### Task to complete
Begin with the first line of the material and write out each line exactly, ending with the line that contains "y_ticks = [10, 20, 30, 40, 50, 60, 70]". Pictures are not part of the copy.

<<<<

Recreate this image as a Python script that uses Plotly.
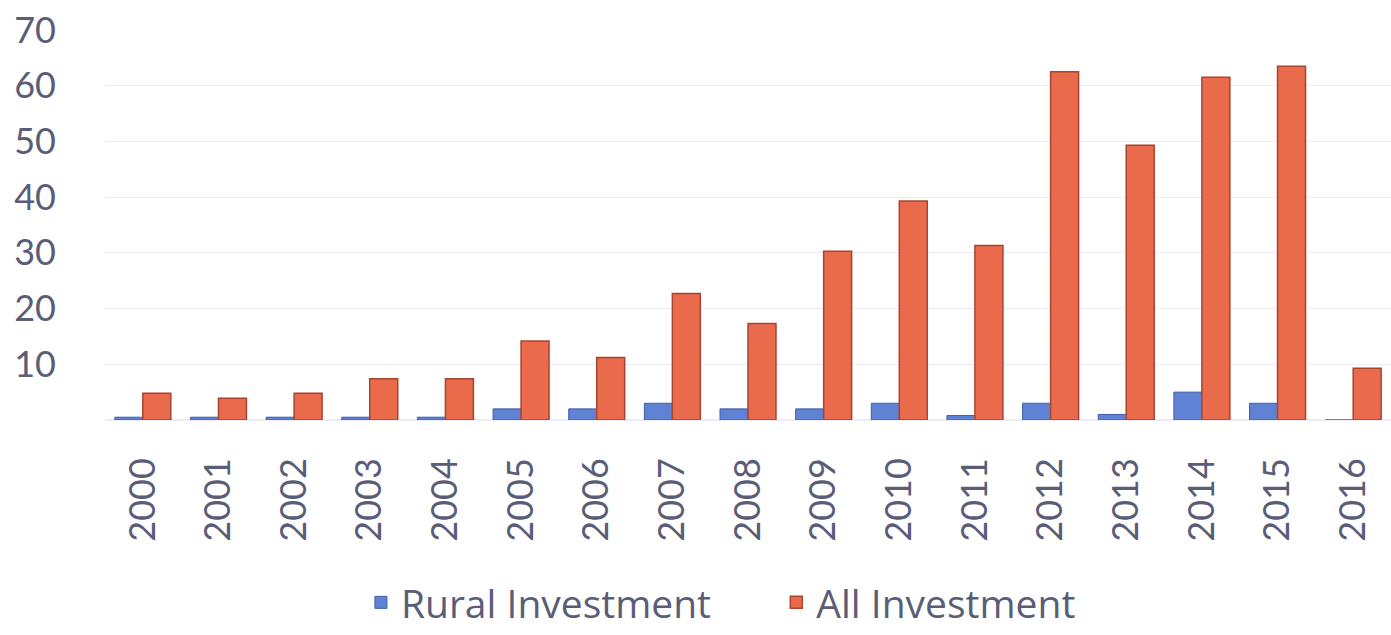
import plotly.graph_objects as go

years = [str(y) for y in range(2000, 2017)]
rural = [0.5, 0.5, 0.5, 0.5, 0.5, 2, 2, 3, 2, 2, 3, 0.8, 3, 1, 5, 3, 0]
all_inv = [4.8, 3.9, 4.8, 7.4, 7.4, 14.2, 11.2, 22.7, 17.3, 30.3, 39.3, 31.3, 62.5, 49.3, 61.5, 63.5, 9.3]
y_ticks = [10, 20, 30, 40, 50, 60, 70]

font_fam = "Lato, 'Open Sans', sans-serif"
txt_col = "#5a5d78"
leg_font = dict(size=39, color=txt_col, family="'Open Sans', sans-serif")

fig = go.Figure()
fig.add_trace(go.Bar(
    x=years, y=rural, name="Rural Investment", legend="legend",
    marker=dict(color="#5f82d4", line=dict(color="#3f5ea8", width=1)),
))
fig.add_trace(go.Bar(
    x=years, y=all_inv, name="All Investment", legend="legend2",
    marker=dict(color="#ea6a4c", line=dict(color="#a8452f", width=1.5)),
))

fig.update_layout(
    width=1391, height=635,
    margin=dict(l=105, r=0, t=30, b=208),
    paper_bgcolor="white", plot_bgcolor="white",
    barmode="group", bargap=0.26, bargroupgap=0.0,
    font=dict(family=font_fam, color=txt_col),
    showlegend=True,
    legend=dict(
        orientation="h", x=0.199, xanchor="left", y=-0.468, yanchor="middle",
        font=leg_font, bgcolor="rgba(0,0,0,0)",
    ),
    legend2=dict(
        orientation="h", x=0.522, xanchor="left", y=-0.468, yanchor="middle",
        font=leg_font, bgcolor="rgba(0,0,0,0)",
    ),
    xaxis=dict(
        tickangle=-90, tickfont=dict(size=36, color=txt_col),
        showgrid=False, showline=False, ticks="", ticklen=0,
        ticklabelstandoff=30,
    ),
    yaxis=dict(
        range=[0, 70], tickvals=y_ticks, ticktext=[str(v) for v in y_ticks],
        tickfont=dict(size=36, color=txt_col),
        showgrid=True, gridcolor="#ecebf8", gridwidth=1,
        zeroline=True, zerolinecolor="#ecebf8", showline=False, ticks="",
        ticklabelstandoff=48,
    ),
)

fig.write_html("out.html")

>>>>

### Solution to the exercise
Recreate this image as a Python script that uses Plotly.
import plotly.graph_objects as go

years = [str(y) for y in range(2000, 2017)]
rural = [0.5, 0.5, 0.5, 0.5, 0.5, 2, 2, 3, 2, 2, 3, 0.8, 3, 1, 5, 3, 0]
all_inv = [4.8, 3.9, 4.8, 7.4, 7.4, 14.2, 11.2, 22.7, 17.3, 30.3, 39.3, 31.3, 62.5, 49.3, 61.5, 63.5, 9.3]
y_ticks = [10, 20, 30, 40, 50, 60, 70]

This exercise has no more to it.